When these requests exceed standard HTTP keep-alive windows, HAProxy’s default timeout http-request and timeout server values will prematurely terminate connections. Tuning these parameters to align with your rendering engine’s maximum execution time prevents 504 Gateway Timeout responses during complex spatial joins or large-extent rasterization. For comprehensive architectural patterns, refer to the Reverse Proxy Configuration for WMS/WFS documentation.
defaults
mode http
timeout connect 5s
timeout client 30s
timeout http-request 10s
timeout http-keep-alive 10s
backend wms_renderers
balance roundrobin
timeout server 120s
timeout queue 30s
server node1 10.0.1.10:8080 check
server node2 10.0.1.11:8080 check
Geospatial-Aware Backend Health Validation
Backend health checks require geospatial-specific validation rather than generic TCP probes. A simple port check cannot verify whether a rendering engine has exhausted its JVM heap, locked a shapefile index, or encountered a GDAL projection cache failure.
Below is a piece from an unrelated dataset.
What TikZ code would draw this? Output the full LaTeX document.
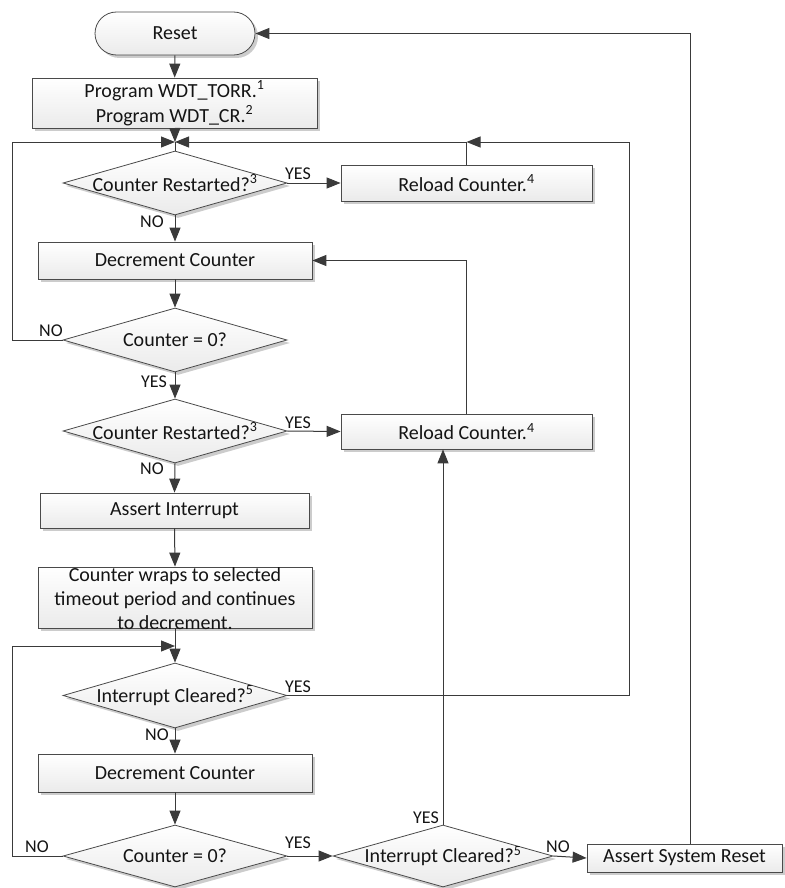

Implementing HTTP-based health checks against a lightweight GetCapabilities endpoint ensures HAProxy only routes traffic to nodes capable of fulfilling OGC requests.
The check interval should be calibrated to avoid overwhelming the backend during high-concurrency periods. A typical configuration uses inter 10s fall 3 rise 2 alongside a custom option httpchk directive that validates the HTTP 200 response. Advanced deployments can parse the XML service metadata for version compliance or specific capability flags, as outlined in the OGC Web Map Service Implementation Specification.
backend wms_renderers
option httpchk GET /geoserver/wms?service=WMS&version=1.3.0&request=GetCapabilities
http-check expect status 200
server node1 10.0.1.10:8080 check inter 10s fall 3 rise 2
server node2 10.0.1.11:8080 check inter 10s fall 3 rise 2
Session Persistence and Caching Integration
Session persistence is rarely required for standard WMS deployments, as the protocol is inherently stateless. However, when integrating with downstream caching layers like GeoWebCache or TileCache, source IP hashing (balance source) may be necessary to prevent cache fragmentation and ensure consistent tile delivery.
Be aware that NAT environments or cloud load balancer proxies will obscure client IPs, breaking source hashing unless option forwardfor and X-Forwarded-For header rewriting are explicitly configured in the frontend listener. Additionally, ensure your caching layer respects the Cache-Control headers emitted by the rendering backend to avoid serving stale spatial data during rapid dataset updates.
frontend wms_frontend
bind *:80
option forwardfor
default_backend wms_renderers
backend wms_cache_aware
balance source
hash-type consistent
server cache1 10.0.2.10:8080 check
server cache2 10.0.2.11:8080 check
Multi-Tenant Isolation via ACLs
In multi-tenant agency deployments, Access Control Lists (ACLs) should route traffic based on req.hdr(Host) or URI path prefixes to isolate production, staging, and internal data services without deploying separate proxy instances. This approach reduces operational overhead while maintaining strict network segmentation.
frontend wms_multi_tenant
bind *:443 ssl crt /etc/haproxy/certs/
acl is_prod path_beg /prod/
acl is_staging path_beg /staging/
acl is_internal hdr(host) -i internal.maps.agency.gov
use_backend prod_wms if is_prod
use_backend staging_wms if is_staging
use_backend internal_wms if is_internal
Observability, Logging, and Troubleshooting
Debugging HAProxy under geospatial load requires structured log analysis and metric correlation. Enable option httplog and option log-health-checks to capture backend response codes, queue times, and connection states. Correlate these logs with application-level metrics (e.g., JVM garbage collection pauses, GDAL cache hit rates, or PostgreSQL query execution times) to identify bottlenecks.
When troubleshooting intermittent 502 or 504 errors, inspect the HAProxy srv_queue and retries counters. High queue depths typically indicate backend saturation, while frequent retries suggest transient network instability or rendering engine crashes. For detailed log format specifications and statistical counters, consult the official HAProxy Configuration Manual. Additionally, cross-reference proxy logs with the GeoServer Administration Guide to correlate proxy-level timeouts with server-side thread pool exhaustion.
Implement centralized log aggregation using structured formats (JSON or RFC 5424) to enable rapid filtering by HTTP_METHOD, REQUEST_URI, and BACKEND_RESPONSE_TIME. This telemetry is essential for capacity planning and for identifying spatial query patterns that consistently degrade rendering performance.